Speakers

Opening address: Stacey Mottershaw

Keynote: Professor Julie Posselt

Stacey Mottershaw is Associate Professor for Teaching and Learning at the University of Leeds. Stacey joined Leeds University Business School (LUBS) in September 2018, where her teaching focuses on business ethics and employability. Her role also includes being an academic personal tutor, module leader for a faculty-wide year in industry programme and a dissertation supervisor. Prior to joining Leeds, Stacey worked at the University of Sheffield for over 10 years, across a range of departments including study abroad, outreach, law and engineering. Alongside her role in LUBS, Stacey is pursuing a Doctorate in Education (EdD) at the University of Sheffield. Her thesis explores the career decisions, journeys and trajectories of academics from working-class backgrounds. Stacey has been a trustee of the National Education Opportunities Network (NEON) since 2023 and is a committee member for the Alliance of Working-Class Academics (AWCA) and the Working Class Studies Association for which she is also Chair Elect (incoming 2026-27) of the Working-Class Academics Section.

Dr. Julie Posselt is a Professor of higher education in the Rossier School of Education, Executive Director of the University of Southern California (USC) Center for Enrollment Research Policy and Practice, Associate Dean in the USC Graduate School, and President of the Sociology of Education Association. Rooted in sociological and organizational theory, her research program uses mixed methods to examine institutionalized inequalities in higher education and organizational efforts aimed at reducing inequities and encouraging diversity. She focuses on selective sectors of higher education— graduate education, STEM fields, and elite undergraduate institutions—where longstanding practices and cultural norms are being negotiated to better identify talent and educate students in a changing society. She was the recipient of the 2018 American Educational Research Association’s Early Career Award, the 2017 Association for the Study of Higher Education’s Early Career/ Promising Scholar Award, and was a 2015-2017 National Academy of Education/ Spencer Foundation postdoctoral research fellow. 

Keynote: Professor Chris Millward

Professor Chris Millward is the Office for Students interim Director for Fair Access and Participation. Chris Millward was the OfS’s first Director for Fair Access and Participation from 2018 to 2021, and returns ahead of a recruitment campaign by the Department for Education to make a longer-term appointment.

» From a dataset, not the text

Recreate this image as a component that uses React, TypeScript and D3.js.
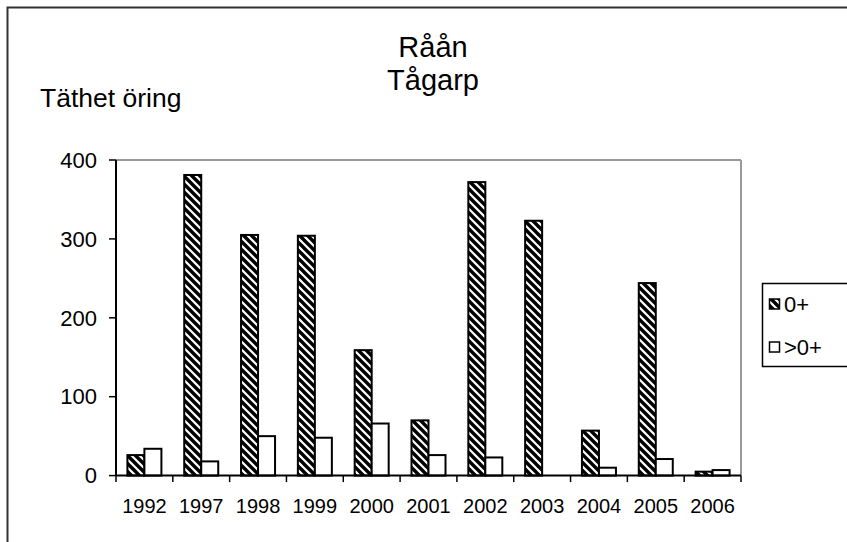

Chris’s role is to ensure that universities and colleges are doing all they can to support underrepresented groups to access and succeed in higher education. Chris is also an executive member of the OfS board. In his previous role at HEFCE as Director (Policy), he led HEFCE’s work on access and student success, learning and teaching, and higher level skills.  This included delivery of the Teaching Excellence Framework, the National Student Survey and the National Collaborative Outreach Partnerships, as well as programmes to remove barriers to student success, to improve postgraduate progression and to develop degree apprenticeships. Chris has also worked at the universities of Warwick, Edinburgh and Durham before joining the Arts and Humanities Research Council as Head of Research Programmes in 2002 and HEFCE in 2006.